Dataset content
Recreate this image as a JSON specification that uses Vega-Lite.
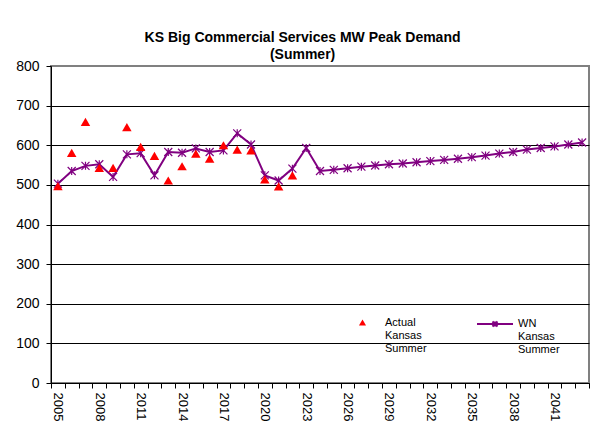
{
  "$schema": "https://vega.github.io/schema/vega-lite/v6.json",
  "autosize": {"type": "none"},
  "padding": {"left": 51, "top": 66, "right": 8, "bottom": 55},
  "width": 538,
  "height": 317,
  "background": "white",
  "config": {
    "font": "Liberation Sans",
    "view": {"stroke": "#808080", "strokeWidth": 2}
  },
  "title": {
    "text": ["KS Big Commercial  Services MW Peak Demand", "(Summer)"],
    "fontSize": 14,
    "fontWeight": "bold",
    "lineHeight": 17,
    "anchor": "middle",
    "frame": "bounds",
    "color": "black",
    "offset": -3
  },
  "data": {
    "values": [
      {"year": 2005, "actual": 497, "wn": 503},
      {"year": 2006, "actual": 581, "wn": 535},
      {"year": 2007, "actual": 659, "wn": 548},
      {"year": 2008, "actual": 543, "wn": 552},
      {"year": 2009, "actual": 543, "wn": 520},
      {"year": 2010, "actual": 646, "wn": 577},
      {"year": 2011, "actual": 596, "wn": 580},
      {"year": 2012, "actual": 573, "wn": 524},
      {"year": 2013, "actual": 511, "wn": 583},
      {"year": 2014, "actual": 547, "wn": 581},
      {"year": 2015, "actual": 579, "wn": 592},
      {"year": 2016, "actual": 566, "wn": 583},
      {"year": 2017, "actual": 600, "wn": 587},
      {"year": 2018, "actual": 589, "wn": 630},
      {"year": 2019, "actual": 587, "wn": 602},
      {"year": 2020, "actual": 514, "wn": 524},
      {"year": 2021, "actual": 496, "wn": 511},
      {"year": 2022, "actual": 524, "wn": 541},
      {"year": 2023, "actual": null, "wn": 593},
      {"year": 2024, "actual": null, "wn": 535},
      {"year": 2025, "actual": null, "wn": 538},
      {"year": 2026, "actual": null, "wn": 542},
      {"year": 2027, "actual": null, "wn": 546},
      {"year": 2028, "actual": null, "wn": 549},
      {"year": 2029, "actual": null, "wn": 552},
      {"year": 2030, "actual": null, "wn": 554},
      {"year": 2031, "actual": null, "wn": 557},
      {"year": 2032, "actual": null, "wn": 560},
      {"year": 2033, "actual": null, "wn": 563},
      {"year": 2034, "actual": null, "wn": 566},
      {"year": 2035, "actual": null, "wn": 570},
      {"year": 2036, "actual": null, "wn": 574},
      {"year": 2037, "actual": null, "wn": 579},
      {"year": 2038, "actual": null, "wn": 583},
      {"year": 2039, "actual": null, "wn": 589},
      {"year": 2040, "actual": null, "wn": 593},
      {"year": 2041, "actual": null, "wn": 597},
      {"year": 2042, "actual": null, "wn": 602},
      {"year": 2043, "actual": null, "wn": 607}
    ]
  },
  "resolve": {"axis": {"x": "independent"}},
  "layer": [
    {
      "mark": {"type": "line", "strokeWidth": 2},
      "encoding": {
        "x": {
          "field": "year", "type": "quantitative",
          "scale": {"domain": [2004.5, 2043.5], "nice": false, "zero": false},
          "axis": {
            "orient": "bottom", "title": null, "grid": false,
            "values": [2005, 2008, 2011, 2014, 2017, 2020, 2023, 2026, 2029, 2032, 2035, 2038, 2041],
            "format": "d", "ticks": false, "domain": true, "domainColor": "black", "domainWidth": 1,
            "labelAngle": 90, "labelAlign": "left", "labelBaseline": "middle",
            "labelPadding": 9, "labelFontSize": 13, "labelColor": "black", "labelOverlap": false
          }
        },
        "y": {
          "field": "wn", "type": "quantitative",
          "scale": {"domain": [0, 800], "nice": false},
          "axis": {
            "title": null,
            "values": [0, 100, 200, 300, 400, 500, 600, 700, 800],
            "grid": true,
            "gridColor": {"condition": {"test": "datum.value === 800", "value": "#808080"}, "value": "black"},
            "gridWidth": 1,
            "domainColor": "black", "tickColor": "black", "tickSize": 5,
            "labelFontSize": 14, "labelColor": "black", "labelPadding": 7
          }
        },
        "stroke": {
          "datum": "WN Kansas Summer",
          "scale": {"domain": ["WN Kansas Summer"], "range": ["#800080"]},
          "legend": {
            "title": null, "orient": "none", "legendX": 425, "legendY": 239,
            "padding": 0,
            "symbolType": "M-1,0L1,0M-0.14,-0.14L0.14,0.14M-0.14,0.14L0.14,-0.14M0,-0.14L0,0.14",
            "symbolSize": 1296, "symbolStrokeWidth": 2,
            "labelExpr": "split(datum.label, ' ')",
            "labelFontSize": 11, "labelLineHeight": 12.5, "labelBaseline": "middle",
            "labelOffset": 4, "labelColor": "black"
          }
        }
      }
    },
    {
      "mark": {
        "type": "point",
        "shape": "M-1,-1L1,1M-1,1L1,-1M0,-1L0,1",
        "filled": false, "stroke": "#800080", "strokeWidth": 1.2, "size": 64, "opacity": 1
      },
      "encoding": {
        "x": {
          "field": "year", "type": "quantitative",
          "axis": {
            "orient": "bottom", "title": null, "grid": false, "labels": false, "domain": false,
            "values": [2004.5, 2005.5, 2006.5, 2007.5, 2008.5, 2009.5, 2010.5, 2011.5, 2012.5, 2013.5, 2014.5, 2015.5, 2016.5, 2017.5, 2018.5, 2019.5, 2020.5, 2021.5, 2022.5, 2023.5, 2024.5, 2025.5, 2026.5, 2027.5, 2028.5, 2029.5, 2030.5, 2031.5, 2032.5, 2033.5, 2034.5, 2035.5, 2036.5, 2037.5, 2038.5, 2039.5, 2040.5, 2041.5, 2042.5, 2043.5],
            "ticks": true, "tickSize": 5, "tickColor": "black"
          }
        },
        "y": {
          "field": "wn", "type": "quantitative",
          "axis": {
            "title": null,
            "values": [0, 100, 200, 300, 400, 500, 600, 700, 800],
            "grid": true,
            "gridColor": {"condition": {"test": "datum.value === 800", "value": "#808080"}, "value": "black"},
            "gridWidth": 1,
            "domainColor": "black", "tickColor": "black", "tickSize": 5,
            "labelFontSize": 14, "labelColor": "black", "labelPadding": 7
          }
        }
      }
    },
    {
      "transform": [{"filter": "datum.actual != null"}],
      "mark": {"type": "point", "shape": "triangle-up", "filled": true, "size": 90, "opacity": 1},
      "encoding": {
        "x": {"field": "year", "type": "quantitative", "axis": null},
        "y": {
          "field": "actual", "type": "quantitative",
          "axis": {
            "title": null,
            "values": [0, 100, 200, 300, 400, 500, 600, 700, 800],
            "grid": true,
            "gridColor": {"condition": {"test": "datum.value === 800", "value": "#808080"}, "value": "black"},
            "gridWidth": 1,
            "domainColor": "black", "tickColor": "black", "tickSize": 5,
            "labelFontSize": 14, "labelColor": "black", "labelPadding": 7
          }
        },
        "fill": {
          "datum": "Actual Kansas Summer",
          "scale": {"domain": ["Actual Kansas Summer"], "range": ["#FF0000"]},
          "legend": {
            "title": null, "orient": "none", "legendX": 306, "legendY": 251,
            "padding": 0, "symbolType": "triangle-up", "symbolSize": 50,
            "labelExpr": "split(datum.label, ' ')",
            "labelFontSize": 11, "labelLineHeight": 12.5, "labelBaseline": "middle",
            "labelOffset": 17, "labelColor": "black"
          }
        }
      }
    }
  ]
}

To be done
Repeat the listing verbatim. Skip the pictures.

The solution
Recreate this image as a JSON specification that uses Vega-Lite.
{
  "$schema": "https://vega.github.io/schema/vega-lite/v6.json",
  "autosize": {"type": "none"},
  "padding": {"left": 51, "top": 66, "right": 8, "bottom": 55},
  "width": 538,
  "height": 317,
  "background": "white",
  "config": {
    "font": "Liberation Sans",
    "view": {"stroke": "#808080", "strokeWidth": 2}
  },
  "title": {
    "text": ["KS Big Commercial  Services MW Peak Demand", "(Summer)"],
    "fontSize": 14,
    "fontWeight": "bold",
    "lineHeight": 17,
    "anchor": "middle",
    "frame": "bounds",
    "color": "black",
    "offset": -3
  },
  "data": {
    "values": [
      {"year": 2005, "actual": 497, "wn": 503},
      {"year": 2006, "actual": 581, "wn": 535},
      {"year": 2007, "actual": 659, "wn": 548},
      {"year": 2008, "actual": 543, "wn": 552},
      {"year": 2009, "actual": 543, "wn": 520},
      {"year": 2010, "actual": 646, "wn": 577},
      {"year": 2011, "actual": 596, "wn": 580},
      {"year": 2012, "actual": 573, "wn": 524},
      {"year": 2013, "actual": 511, "wn": 583},
      {"year": 2014, "actual": 547, "wn": 581},
      {"year": 2015, "actual": 579, "wn": 592},
      {"year": 2016, "actual": 566, "wn": 583},
      {"year": 2017, "actual": 600, "wn": 587},
      {"year": 2018, "actual": 589, "wn": 630},
      {"year": 2019, "actual": 587, "wn": 602},
      {"year": 2020, "actual": 514, "wn": 524},
      {"year": 2021, "actual": 496, "wn": 511},
      {"year": 2022, "actual": 524, "wn": 541},
      {"year": 2023, "actual": null, "wn": 593},
      {"year": 2024, "actual": null, "wn": 535},
      {"year": 2025, "actual": null, "wn": 538},
      {"year": 2026, "actual": null, "wn": 542},
      {"year": 2027, "actual": null, "wn": 546},
      {"year": 2028, "actual": null, "wn": 549},
      {"year": 2029, "actual": null, "wn": 552},
      {"year": 2030, "actual": null, "wn": 554},
      {"year": 2031, "actual": null, "wn": 557},
      {"year": 2032, "actual": null, "wn": 560},
      {"year": 2033, "actual": null, "wn": 563},
      {"year": 2034, "actual": null, "wn": 566},
      {"year": 2035, "actual": null, "wn": 570},
      {"year": 2036, "actual": null, "wn": 574},
      {"year": 2037, "actual": null, "wn": 579},
      {"year": 2038, "actual": null, "wn": 583},
      {"year": 2039, "actual": null, "wn": 589},
      {"year": 2040, "actual": null, "wn": 593},
      {"year": 2041, "actual": null, "wn": 597},
      {"year": 2042, "actual": null, "wn": 602},
      {"year": 2043, "actual": null, "wn": 607}
    ]
  },
  "resolve": {"axis": {"x": "independent"}},
  "layer": [
    {
      "mark": {"type": "line", "strokeWidth": 2},
      "encoding": {
        "x": {
          "field": "year", "type": "quantitative",
          "scale": {"domain": [2004.5, 2043.5], "nice": false, "zero": false},
          "axis": {
            "orient": "bottom", "title": null, "grid": false,
            "values": [2005, 2008, 2011, 2014, 2017, 2020, 2023, 2026, 2029, 2032, 2035, 2038, 2041],
            "format": "d", "ticks": false, "domain": true, "domainColor": "black", "domainWidth": 1,
            "labelAngle": 90, "labelAlign": "left", "labelBaseline": "middle",
            "labelPadding": 9, "labelFontSize": 13, "labelColor": "black", "labelOverlap": false
          }
        },
        "y": {
          "field": "wn", "type": "quantitative",
          "scale": {"domain": [0, 800], "nice": false},
          "axis": {
            "title": null,
            "values": [0, 100, 200, 300, 400, 500, 600, 700, 800],
            "grid": true,
            "gridColor": {"condition": {"test": "datum.value === 800", "value": "#808080"}, "value": "black"},
            "gridWidth": 1,
            "domainColor": "black", "tickColor": "black", "tickSize": 5,
            "labelFontSize": 14, "labelColor": "black", "labelPadding": 7
          }
        },
        "stroke": {
          "datum": "WN Kansas Summer",
          "scale": {"domain": ["WN Kansas Summer"], "range": ["#800080"]},
          "legend": {
            "title": null, "orient": "none", "legendX": 425, "legendY": 239,
            "padding": 0,
            "symbolType": "M-1,0L1,0M-0.14,-0.14L0.14,0.14M-0.14,0.14L0.14,-0.14M0,-0.14L0,0.14",
            "symbolSize": 1296, "symbolStrokeWidth": 2,
            "labelExpr": "split(datum.label, ' ')",
            "labelFontSize": 11, "labelLineHeight": 12.5, "labelBaseline": "middle",
            "labelOffset": 4, "labelColor": "black"
          }
        }
      }
    },
    {
      "mark": {
        "type": "point",
        "shape": "M-1,-1L1,1M-1,1L1,-1M0,-1L0,1",
        "filled": false, "stroke": "#800080", "strokeWidth": 1.2, "size": 64, "opacity": 1
      },
      "encoding": {
        "x": {
          "field": "year", "type": "quantitative",
          "axis": {
            "orient": "bottom", "title": null, "grid": false, "labels": false, "domain": false,
            "values": [2004.5, 2005.5, 2006.5, 2007.5, 2008.5, 2009.5, 2010.5, 2011.5, 2012.5, 2013.5, 2014.5, 2015.5, 2016.5, 2017.5, 2018.5, 2019.5, 2020.5, 2021.5, 2022.5, 2023.5, 2024.5, 2025.5, 2026.5, 2027.5, 2028.5, 2029.5, 2030.5, 2031.5, 2032.5, 2033.5, 2034.5, 2035.5, 2036.5, 2037.5, 2038.5, 2039.5, 2040.5, 2041.5, 2042.5, 2043.5],
            "ticks": true, "tickSize": 5, "tickColor": "black"
          }
        },
        "y": {
          "field": "wn", "type": "quantitative",
          "axis": {
            "title": null,
            "values": [0, 100, 200, 300, 400, 500, 600, 700, 800],
            "grid": true,
            "gridColor": {"condition": {"test": "datum.value === 800", "value": "#808080"}, "value": "black"},
            "gridWidth": 1,
            "domainColor": "black", "tickColor": "black", "tickSize": 5,
            "labelFontSize": 14, "labelColor": "black", "labelPadding": 7
          }
        }
      }
    },
    {
      "transform": [{"filter": "datum.actual != null"}],
      "mark": {"type": "point", "shape": "triangle-up", "filled": true, "size": 90, "opacity": 1},
      "encoding": {
        "x": {"field": "year", "type": "quantitative", "axis": null},
        "y": {
          "field": "actual", "type": "quantitative",
          "axis": {
            "title": null,
            "values": [0, 100, 200, 300, 400, 500, 600, 700, 800],
            "grid": true,
            "gridColor": {"condition": {"test": "datum.value === 800", "value": "#808080"}, "value": "black"},
            "gridWidth": 1,
            "domainColor": "black", "tickColor": "black", "tickSize": 5,
            "labelFontSize": 14, "labelColor": "black", "labelPadding": 7
          }
        },
        "fill": {
          "datum": "Actual Kansas Summer",
          "scale": {"domain": ["Actual Kansas Summer"], "range": ["#FF0000"]},
          "legend": {
            "title": null, "orient": "none", "legendX": 306, "legendY": 251,
            "padding": 0, "symbolType": "triangle-up", "symbolSize": 50,
            "labelExpr": "split(datum.label, ' ')",
            "labelFontSize": 11, "labelLineHeight": 12.5, "labelBaseline": "middle",
            "labelOffset": 17, "labelColor": "black"
          }
        }
      }
    }
  ]
}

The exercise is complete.